━━━━━ EXCERPTED DATA ━━━━━
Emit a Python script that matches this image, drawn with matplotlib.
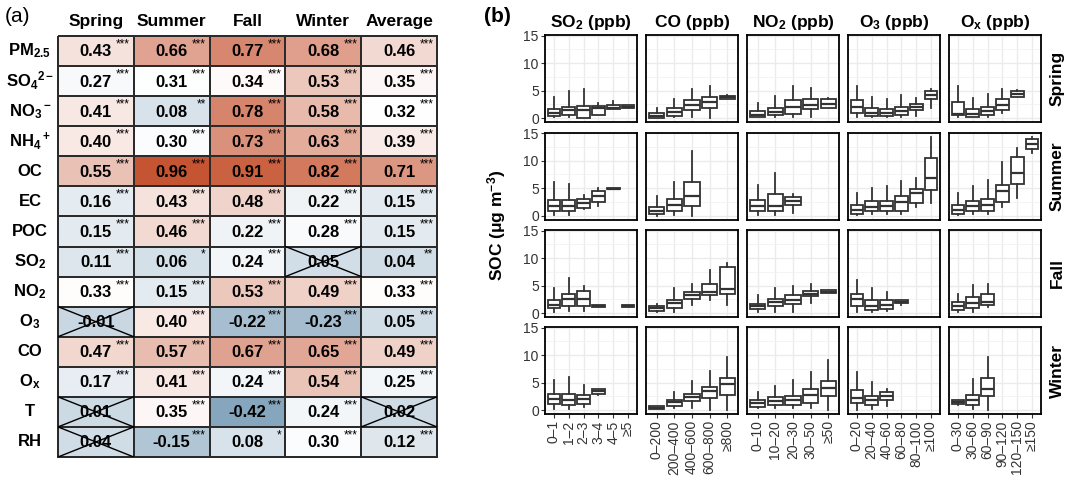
━━━━━
━━━━━ EXCERPTED DATA ━━━━━
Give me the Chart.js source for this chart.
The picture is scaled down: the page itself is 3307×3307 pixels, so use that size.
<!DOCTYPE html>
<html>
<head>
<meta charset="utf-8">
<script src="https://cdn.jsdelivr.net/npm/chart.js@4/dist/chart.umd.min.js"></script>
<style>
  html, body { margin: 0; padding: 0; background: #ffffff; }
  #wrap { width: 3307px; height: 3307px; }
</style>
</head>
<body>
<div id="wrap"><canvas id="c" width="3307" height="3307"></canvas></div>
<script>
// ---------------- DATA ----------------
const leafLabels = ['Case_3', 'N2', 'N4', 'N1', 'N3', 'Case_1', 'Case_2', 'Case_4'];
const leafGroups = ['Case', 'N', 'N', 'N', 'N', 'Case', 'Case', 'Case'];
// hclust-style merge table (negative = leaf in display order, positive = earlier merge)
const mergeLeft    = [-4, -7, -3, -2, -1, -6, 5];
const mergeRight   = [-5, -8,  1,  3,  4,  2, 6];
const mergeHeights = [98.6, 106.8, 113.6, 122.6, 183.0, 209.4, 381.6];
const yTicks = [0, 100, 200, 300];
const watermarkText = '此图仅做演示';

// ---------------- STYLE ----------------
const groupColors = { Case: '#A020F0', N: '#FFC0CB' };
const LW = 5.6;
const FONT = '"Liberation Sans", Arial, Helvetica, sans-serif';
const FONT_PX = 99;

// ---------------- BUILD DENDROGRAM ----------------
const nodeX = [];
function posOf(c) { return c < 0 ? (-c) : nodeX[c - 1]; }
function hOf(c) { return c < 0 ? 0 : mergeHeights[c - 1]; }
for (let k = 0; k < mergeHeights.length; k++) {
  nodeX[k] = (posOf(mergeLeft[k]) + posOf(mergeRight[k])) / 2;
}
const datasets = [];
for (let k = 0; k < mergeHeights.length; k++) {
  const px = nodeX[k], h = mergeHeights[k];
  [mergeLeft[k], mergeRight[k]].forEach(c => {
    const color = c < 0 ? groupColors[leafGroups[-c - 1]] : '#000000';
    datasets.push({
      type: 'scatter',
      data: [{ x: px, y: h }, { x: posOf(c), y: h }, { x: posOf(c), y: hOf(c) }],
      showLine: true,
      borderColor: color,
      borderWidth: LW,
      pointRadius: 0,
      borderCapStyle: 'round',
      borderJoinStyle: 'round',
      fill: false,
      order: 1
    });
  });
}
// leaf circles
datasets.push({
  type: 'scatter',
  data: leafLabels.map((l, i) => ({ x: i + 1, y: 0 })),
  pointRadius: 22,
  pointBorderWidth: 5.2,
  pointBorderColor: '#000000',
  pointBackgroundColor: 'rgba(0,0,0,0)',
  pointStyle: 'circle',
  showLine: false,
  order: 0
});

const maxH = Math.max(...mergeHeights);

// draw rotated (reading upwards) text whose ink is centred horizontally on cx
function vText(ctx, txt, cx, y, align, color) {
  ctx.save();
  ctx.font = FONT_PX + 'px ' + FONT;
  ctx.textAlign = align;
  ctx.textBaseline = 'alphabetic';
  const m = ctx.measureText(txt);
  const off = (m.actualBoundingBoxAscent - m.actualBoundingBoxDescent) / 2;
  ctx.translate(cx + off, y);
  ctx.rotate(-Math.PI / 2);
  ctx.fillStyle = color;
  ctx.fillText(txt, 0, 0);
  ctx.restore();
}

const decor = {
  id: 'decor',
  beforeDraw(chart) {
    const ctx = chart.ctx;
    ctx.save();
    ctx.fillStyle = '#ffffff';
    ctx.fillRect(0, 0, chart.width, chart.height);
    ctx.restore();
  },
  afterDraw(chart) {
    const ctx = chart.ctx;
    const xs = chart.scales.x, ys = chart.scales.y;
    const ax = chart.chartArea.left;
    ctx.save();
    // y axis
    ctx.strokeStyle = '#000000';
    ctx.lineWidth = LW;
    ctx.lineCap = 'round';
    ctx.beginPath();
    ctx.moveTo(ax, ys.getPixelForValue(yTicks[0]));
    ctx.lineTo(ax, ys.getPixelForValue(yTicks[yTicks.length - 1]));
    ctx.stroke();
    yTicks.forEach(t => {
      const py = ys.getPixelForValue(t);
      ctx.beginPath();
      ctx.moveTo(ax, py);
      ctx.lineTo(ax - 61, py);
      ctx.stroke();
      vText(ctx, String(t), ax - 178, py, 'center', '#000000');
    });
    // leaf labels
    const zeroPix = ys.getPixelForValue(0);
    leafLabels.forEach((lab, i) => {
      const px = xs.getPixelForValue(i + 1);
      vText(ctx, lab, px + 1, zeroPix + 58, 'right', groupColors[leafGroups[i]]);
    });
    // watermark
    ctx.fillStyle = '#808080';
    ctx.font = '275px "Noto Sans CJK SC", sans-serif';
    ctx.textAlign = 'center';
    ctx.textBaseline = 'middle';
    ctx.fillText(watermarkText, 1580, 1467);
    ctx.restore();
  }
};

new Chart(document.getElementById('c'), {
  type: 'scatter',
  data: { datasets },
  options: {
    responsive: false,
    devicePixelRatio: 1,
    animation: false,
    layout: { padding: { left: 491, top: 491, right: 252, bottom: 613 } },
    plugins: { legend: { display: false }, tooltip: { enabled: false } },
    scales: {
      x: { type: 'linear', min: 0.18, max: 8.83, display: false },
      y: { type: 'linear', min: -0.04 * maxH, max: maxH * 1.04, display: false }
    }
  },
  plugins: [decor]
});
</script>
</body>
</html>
━━━━━
EXERCISE REQUIREMENTS:
Copy each line of the records that contains the word "this".

REPLY TO THE EXERCISE:
Emit a Python script that matches this image, drawn with matplotlib.
Give me the Chart.js source for this chart.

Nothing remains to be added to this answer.